Ang Lee ne perd cependant pas de vue qu'il doit shooter un super hero movie, loin de là. S'il utilise d'abord les artifices les plus reconnaissables, tels les split screens, les surimpressions et autres slides pour mettre en images une véritable BD animée, chaque séquence d'action constitue par ailleurs une occasion supplémentaire de faire parler la poudre. Et surtout, de livrer au public des instants comics d'une fulgurance assez terrassante, comme lors de l'évasion du complexe, ou encore face à l'armée du général Ross. La traque se muant en sauvagerie décomplexée, à coup de giant swing en plein désert avec un char, avant de littéralement en décapsuler un autre. L'errance d'un véritable dieu tout puissant à flanc de canyon, elle, n'aura jamais été aussi puissamment filmée dans le paysage Marvel.
Et si, dans la dernière ligne droite, Ang Lee déséquilibre un peu son film en touchant les limites de l'expérimentation théâtrale, le final avec Absorbing Man, bien plus lisible que certains l'affirment trop systématiquement, sera vu comme une apothéose de la relation étrange entre un père et son fils balançant entre mystique et surnaturel mêlés.

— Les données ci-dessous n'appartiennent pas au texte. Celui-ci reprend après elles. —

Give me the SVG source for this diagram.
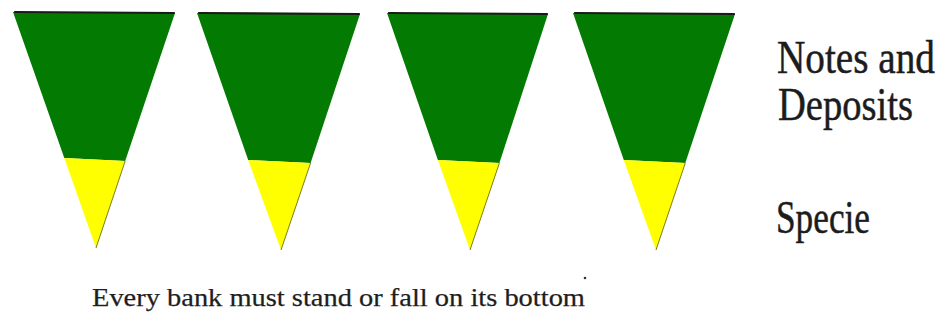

On est donc parfaitement en droit de préférer cette version maudite de Hulk, tellement difficile à gérer aux yeux de ses producteurs qu'elle sera quasi annulée par deux autres versions du mythe plus solubles au sein d'un univers partagé. Gommant immédiatement toute la singularité, toute la tragédie et les symboles d'un personnage fascinant.
On est donc à des années-lumière de l'absence d'âme et de contenu, de la paresse et de l'inexistence de personnalité que certains ne finiront jamais de déplorer au sein de la galaxie des super héros Marvel...
Behind_the_Mask, en vert et contre tous.